**What to do**
Write out each line that follows exactly as it stands, without the pictures.

**Stored data**
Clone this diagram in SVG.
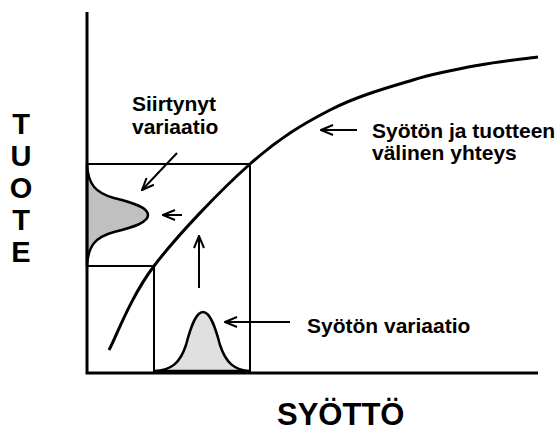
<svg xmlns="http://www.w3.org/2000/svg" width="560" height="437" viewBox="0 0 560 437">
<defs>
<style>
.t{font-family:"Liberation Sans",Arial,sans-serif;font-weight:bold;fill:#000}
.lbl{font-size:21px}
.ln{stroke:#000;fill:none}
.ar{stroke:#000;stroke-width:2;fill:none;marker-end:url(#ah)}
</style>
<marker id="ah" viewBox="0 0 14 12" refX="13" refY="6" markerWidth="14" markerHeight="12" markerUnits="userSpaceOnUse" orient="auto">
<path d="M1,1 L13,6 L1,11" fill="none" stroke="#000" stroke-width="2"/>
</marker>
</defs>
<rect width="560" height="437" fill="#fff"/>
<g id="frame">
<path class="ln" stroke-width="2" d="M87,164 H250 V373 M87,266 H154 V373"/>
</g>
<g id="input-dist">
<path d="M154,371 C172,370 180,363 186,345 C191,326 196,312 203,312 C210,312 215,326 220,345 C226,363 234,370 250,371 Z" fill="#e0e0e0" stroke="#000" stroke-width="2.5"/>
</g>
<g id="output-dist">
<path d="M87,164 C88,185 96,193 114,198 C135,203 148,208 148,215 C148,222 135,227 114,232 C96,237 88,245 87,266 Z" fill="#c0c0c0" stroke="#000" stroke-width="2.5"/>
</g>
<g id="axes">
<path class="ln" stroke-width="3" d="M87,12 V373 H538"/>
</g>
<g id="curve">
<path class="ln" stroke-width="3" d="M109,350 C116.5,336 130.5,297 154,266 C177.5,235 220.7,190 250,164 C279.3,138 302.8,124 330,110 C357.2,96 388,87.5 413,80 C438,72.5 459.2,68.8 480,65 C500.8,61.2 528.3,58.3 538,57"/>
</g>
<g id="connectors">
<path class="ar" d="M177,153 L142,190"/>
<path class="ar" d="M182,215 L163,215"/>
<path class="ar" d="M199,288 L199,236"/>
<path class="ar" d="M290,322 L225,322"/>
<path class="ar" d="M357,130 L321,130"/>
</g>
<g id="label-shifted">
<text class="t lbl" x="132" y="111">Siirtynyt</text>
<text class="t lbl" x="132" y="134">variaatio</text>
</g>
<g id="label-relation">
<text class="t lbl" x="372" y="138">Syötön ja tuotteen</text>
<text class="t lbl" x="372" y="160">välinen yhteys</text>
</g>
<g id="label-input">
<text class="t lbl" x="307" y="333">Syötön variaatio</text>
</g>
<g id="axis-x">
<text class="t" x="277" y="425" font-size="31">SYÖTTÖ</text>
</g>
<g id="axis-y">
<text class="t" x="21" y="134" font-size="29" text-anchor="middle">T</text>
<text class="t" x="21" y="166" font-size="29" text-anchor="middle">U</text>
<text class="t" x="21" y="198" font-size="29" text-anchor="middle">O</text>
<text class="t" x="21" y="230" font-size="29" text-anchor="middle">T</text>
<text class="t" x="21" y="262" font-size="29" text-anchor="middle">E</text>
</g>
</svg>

**Exercise solution**
Clone this diagram in SVG.
<svg xmlns="http://www.w3.org/2000/svg" width="560" height="437" viewBox="0 0 560 437">
<defs>
<style>
.t{font-family:"Liberation Sans",Arial,sans-serif;font-weight:bold;fill:#000}
.lbl{font-size:21px}
.ln{stroke:#000;fill:none}
.ar{stroke:#000;stroke-width:2;fill:none;marker-end:url(#ah)}
</style>
<marker id="ah" viewBox="0 0 14 12" refX="13" refY="6" markerWidth="14" markerHeight="12" markerUnits="userSpaceOnUse" orient="auto">
<path d="M1,1 L13,6 L1,11" fill="none" stroke="#000" stroke-width="2"/>
</marker>
</defs>
<rect width="560" height="437" fill="#fff"/>
<g id="frame">
<path class="ln" stroke-width="2" d="M87,164 H250 V373 M87,266 H154 V373"/>
</g>
<g id="input-dist">
<path d="M154,371 C172,370 180,363 186,345 C191,326 196,312 203,312 C210,312 215,326 220,345 C226,363 234,370 250,371 Z" fill="#e0e0e0" stroke="#000" stroke-width="2.5"/>
</g>
<g id="output-dist">
<path d="M87,164 C88,185 96,193 114,198 C135,203 148,208 148,215 C148,222 135,227 114,232 C96,237 88,245 87,266 Z" fill="#c0c0c0" stroke="#000" stroke-width="2.5"/>
</g>
<g id="axes">
<path class="ln" stroke-width="3" d="M87,12 V373 H538"/>
</g>
<g id="curve">
<path class="ln" stroke-width="3" d="M109,350 C116.5,336 130.5,297 154,266 C177.5,235 220.7,190 250,164 C279.3,138 302.8,124 330,110 C357.2,96 388,87.5 413,80 C438,72.5 459.2,68.8 480,65 C500.8,61.2 528.3,58.3 538,57"/>
</g>
<g id="connectors">
<path class="ar" d="M177,153 L142,190"/>
<path class="ar" d="M182,215 L163,215"/>
<path class="ar" d="M199,288 L199,236"/>
<path class="ar" d="M290,322 L225,322"/>
<path class="ar" d="M357,130 L321,130"/>
</g>
<g id="label-shifted">
<text class="t lbl" x="132" y="111">Siirtynyt</text>
<text class="t lbl" x="132" y="134">variaatio</text>
</g>
<g id="label-relation">
<text class="t lbl" x="372" y="138">Syötön ja tuotteen</text>
<text class="t lbl" x="372" y="160">välinen yhteys</text>
</g>
<g id="label-input">
<text class="t lbl" x="307" y="333">Syötön variaatio</text>
</g>
<g id="axis-x">
<text class="t" x="277" y="425" font-size="31">SYÖTTÖ</text>
</g>
<g id="axis-y">
<text class="t" x="21" y="134" font-size="29" text-anchor="middle">T</text>
<text class="t" x="21" y="166" font-size="29" text-anchor="middle">U</text>
<text class="t" x="21" y="198" font-size="29" text-anchor="middle">O</text>
<text class="t" x="21" y="230" font-size="29" text-anchor="middle">T</text>
<text class="t" x="21" y="262" font-size="29" text-anchor="middle">E</text>
</g>
</svg>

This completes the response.